The Patriot PAC-3 missile, developed by Lockheed Martin [LMT] is one of the company’s successful missile programs that has attracted international buyers, which in turn reduces costs for U.S. programs, a senior official said.

“Just since 2006, the United States government has benefited to the tune of $482 million in terms of either deferred costs or reduced costs based on quantities just because of our partners involved in the program,” said Dennis Cavin, vice president Army and Missile Defense programs, Corporate Domestic Business Development for Lockheed Martin.

The Netherlands, Japan, Germany, Taiwan and the United Arab Emirates are partners, and the international demand continues to be strong, he said recently at a corporate briefing for reporters in Washington, D.C.

Later in the fourth quarter of this year there will be another PAC-3 missile test examining technical advances in such areas as software, as well as tweaks to doctrine, or how soldiers use the missile.

Lockheed Martin supports Defense Department affordability initiatives, Cavin said. For the company, affordability means taking a refreshed look at processes, relationships and the time it takes to produce equipment.

Reducing costs as a corporation for example, has led to a reduced presence at trade shows such as the venerable Paris Air Show, and its off year counterpart Farnborough in the U.K.

“We’ve reduced out footprint by about a third,” Cavin said. “That’s a savings of $2.5 million.”

Reducing overhead has meant the voluntary separation of some 600 senior employees at the vice president and director level, he said. “That will save us $350 million over the next five years and $105 million each year thereafter.”

However, while looking for ways to reduce costs, Lockheed Martin continues to spend about the same amount year-to-year on its own internal research and development efforts.

“We’ve taken a very conscious look at it and we’re about the same as we’ve been in the past years in our IR&D investment because we know if you start cutting back in that critical area we will not be there when that capability is needed.”

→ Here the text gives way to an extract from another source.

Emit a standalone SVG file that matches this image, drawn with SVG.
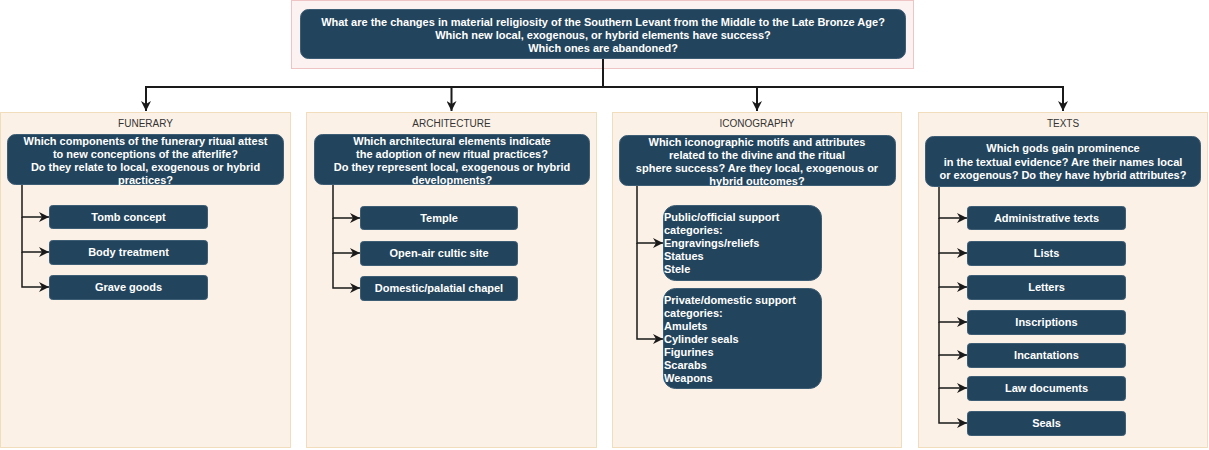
<svg xmlns="http://www.w3.org/2000/svg" width="1209" height="450" viewBox="0 0 1209 450">
<style>
.panel{fill:#fbf1e6;stroke:#f1dcbc;stroke-width:1}
.outer{fill:#fdf2f2;stroke:#efc4c4;stroke-width:1}
.dark{fill:#23445d;stroke:#3d5d75;stroke-width:1}
.t{font-family:"Liberation Sans",Arial,sans-serif;font-size:11px;font-weight:bold;fill:#ffffff}
.c{text-anchor:middle}
.title{font-family:"Liberation Sans",Arial,sans-serif;font-size:10px;fill:#333333;text-anchor:middle}
.edge{fill:none;stroke:#1a1a1a;stroke-width:2}
.sub{fill:none;stroke:#1a1a1a;stroke-width:1.5}
</style>
<defs>
<marker id="arr" markerUnits="userSpaceOnUse" markerWidth="10" markerHeight="10" viewBox="0 0 10 10" refX="10" refY="5" orient="auto">
<path d="M0,0 L10,5 L0,10 L3,5 z" fill="#1a1a1a"/>
</marker>
</defs>

<g id="root">
<rect class="outer" x="291.5" y="0.5" width="622" height="68"/>
<rect class="dark" x="300.5" y="9.5" width="605" height="49" rx="8"/>
<text class="t c" x="603" y="25.5">What are the changes in material religiosity of the Southern Levant from the Middle to the Late Bronze Age?</text>
<text class="t c" x="603" y="38.5">Which new local, exogenous, or hybrid elements have success?</text>
<text class="t c" x="603" y="51.5">Which ones are abandoned?</text>
</g>

<g id="panel-funerary">
<rect class="panel" x="0.5" y="112.5" width="290" height="335"/>
<text class="title" x="145.5" y="127">FUNERARY</text>
</g>
<g id="panel-architecture">
<rect class="panel" x="306.5" y="112.5" width="290" height="335"/>
<text class="title" x="451.5" y="127">ARCHITECTURE</text>
</g>
<g id="panel-iconography">
<rect class="panel" x="612.5" y="112.5" width="289" height="335"/>
<text class="title" x="757" y="127">ICONOGRAPHY</text>
</g>
<g id="panel-texts">
<rect class="panel" x="918.5" y="112.5" width="289" height="335"/>
<text class="title" x="1063" y="127">TEXTS</text>
</g>

<g id="connectors">
<path class="edge" d="M603,59 V87 H146 V111" marker-end="url(#arr)"/>
<path class="edge" d="M603,87 H451.5 V111" marker-end="url(#arr)"/>
<path class="edge" d="M603,87 H757 V111" marker-end="url(#arr)"/>
<path class="edge" d="M603,87 H1063 V111" marker-end="url(#arr)"/>

<path class="sub" d="M22,184 V217 H49" marker-end="url(#arr)"/>
<path class="sub" d="M22,217 V252 H49" marker-end="url(#arr)"/>
<path class="sub" d="M22,252 V287 H49" marker-end="url(#arr)"/>

<path class="sub" d="M333,184 V218 H360" marker-end="url(#arr)"/>
<path class="sub" d="M333,218 V253 H360" marker-end="url(#arr)"/>
<path class="sub" d="M333,253 V288 H360" marker-end="url(#arr)"/>

<path class="sub" d="M637,184 V243 H663" marker-end="url(#arr)"/>
<path class="sub" d="M637,243 V339 H663" marker-end="url(#arr)"/>

<path class="sub" d="M939,186 V218 H967" marker-end="url(#arr)"/>
<path class="sub" d="M939,218 V253 H967" marker-end="url(#arr)"/>
<path class="sub" d="M939,253 V287 H967" marker-end="url(#arr)"/>
<path class="sub" d="M939,287 V322 H967" marker-end="url(#arr)"/>
<path class="sub" d="M939,322 V355 H967" marker-end="url(#arr)"/>
<path class="sub" d="M939,355 V388 H967" marker-end="url(#arr)"/>
<path class="sub" d="M939,388 V423 H967" marker-end="url(#arr)"/>
</g>

<g id="q-funerary">
<rect class="dark" x="7.5" y="134.5" width="276" height="50" rx="8"/>
<text class="t c" x="145.5" y="145">Which components of the funerary ritual attest</text>
<text class="t c" x="145.5" y="158">to new conceptions of the afterlife?</text>
<text class="t c" x="145.5" y="171">Do they relate to local, exogenous or hybrid</text>
<text class="t c" x="145.5" y="184">practices?</text>
</g>
<g id="q-architecture">
<rect class="dark" x="314.5" y="134.5" width="275" height="50" rx="8"/>
<text class="t c" x="452" y="145">Which architectural elements indicate</text>
<text class="t c" x="452" y="158">the adoption of new ritual practices?</text>
<text class="t c" x="452" y="171">Do they represent local, exogenous or hybrid</text>
<text class="t c" x="452" y="184">developments?</text>
</g>
<g id="q-iconography">
<rect class="dark" x="619.5" y="135.5" width="276" height="50" rx="8"/>
<text class="t c" x="757" y="145.5">Which iconographic motifs and attributes</text>
<text class="t c" x="757" y="158.5">related to the divine and the ritual</text>
<text class="t c" x="757" y="171.5">sphere success? Are they local, exogenous or</text>
<text class="t c" x="757" y="184.5">hybrid outcomes?</text>
</g>
<g id="q-texts">
<rect class="dark" x="925.5" y="136.5" width="275" height="50" rx="8"/>
<text class="t c" x="1063" y="152">Which gods gain prominence</text>
<text class="t c" x="1063" y="165.5">in the textual evidence? Are their names local</text>
<text class="t c" x="1063" y="178.5">or exogenous? Do they have hybrid attributes?</text>
</g>

<g id="f-tomb"><rect class="dark" x="49.5" y="205.5" width="158" height="23" rx="3"/><text class="t c" x="128.5" y="221">Tomb concept</text></g>
<g id="f-body"><rect class="dark" x="49.5" y="240.5" width="158" height="24" rx="3"/><text class="t c" x="128.5" y="256">Body treatment</text></g>
<g id="f-grave"><rect class="dark" x="49.5" y="275.5" width="158" height="24" rx="3"/><text class="t c" x="128.5" y="291">Grave goods</text></g>

<g id="a-temple"><rect class="dark" x="360.5" y="206.5" width="157" height="23" rx="3"/><text class="t c" x="439" y="222">Temple</text></g>
<g id="a-openair"><rect class="dark" x="360.5" y="241.5" width="157" height="24" rx="3"/><text class="t c" x="439" y="257">Open-air cultic site</text></g>
<g id="a-domestic"><rect class="dark" x="360.5" y="276.5" width="157" height="24" rx="3"/><text class="t c" x="439" y="292">Domestic/palatial chapel</text></g>

<g id="i-public">
<rect class="dark" x="663.5" y="205.5" width="158" height="75" rx="12"/>
<text class="t" x="664" y="221">Public/official support</text>
<text class="t" x="664" y="234">categories:</text>
<text class="t" x="664" y="247">Engravings/reliefs</text>
<text class="t" x="664" y="260">Statues</text>
<text class="t" x="664" y="273">Stele</text>
</g>
<g id="i-private">
<rect class="dark" x="663.5" y="288.5" width="158" height="100" rx="12"/>
<text class="t" x="664" y="304">Private/domestic support</text>
<text class="t" x="664" y="317">categories:</text>
<text class="t" x="664" y="330">Amulets</text>
<text class="t" x="664" y="343">Cylinder seals</text>
<text class="t" x="664" y="356">Figurines</text>
<text class="t" x="664" y="369">Scarabs</text>
<text class="t" x="664" y="382">Weapons</text>
</g>

<g id="t-admin"><rect class="dark" x="967.5" y="206.5" width="158" height="23" rx="3"/><text class="t c" x="1046.5" y="222">Administrative texts</text></g>
<g id="t-lists"><rect class="dark" x="967.5" y="241.5" width="158" height="24" rx="3"/><text class="t c" x="1046.5" y="257">Lists</text></g>
<g id="t-letters"><rect class="dark" x="967.5" y="275.5" width="158" height="24" rx="3"/><text class="t c" x="1046.5" y="291">Letters</text></g>
<g id="t-inscriptions"><rect class="dark" x="967.5" y="310.5" width="158" height="24" rx="3"/><text class="t c" x="1046.5" y="326">Inscriptions</text></g>
<g id="t-incantations"><rect class="dark" x="967.5" y="343.5" width="158" height="24" rx="3"/><text class="t c" x="1046.5" y="359">Incantations</text></g>
<g id="t-law"><rect class="dark" x="967.5" y="376.5" width="158" height="24" rx="3"/><text class="t c" x="1046.5" y="392">Law documents</text></g>
<g id="t-seals"><rect class="dark" x="967.5" y="411.5" width="158" height="24" rx="3"/><text class="t c" x="1046.5" y="427">Seals</text></g>
</svg>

The Army finds the capability gaps, Cavin said, then it is incumbent upon industry to use its funds to support the technology to fill those capability gaps.

“In our missile business we’re always looking at ways to reduce weight and improve the propulsion,” Cavin said. “We are working continually to address those issues.”

Douglas Graham, vice president, Advanced Programs, Strategic & Missile Defense Systems in Lockheed Martin Space Systems Company said, “We continue to make significant investments in IR&D.” For example, by investing a fair amount into the new SM3-Blk IIB missile, which the company is working on in a competitive development for the Missile Defense Agency.

IR&D also is invested in THAAD as it moves toward the future, for example, to make it easier to maintain, Graham said.

“We’re also investing in directed energy looking out to the future,” he said. Directed energy is a technology whose time is coming as electric lasers show promise, particularly in power levels.

“There’s a lot of downward pressure on budgets and on overheads,” but the company continues to invest in IR&D because that’s the future, Graham said.

Nick Bucci, director, Aegis BMD Development Programs, at Lockheed Martin MS2, said looking at the weapons systems, they continually look for new ways to use missiles and the mission areas, and investing in the electronics area.

Company investment is also informed by the threat, Cavin said.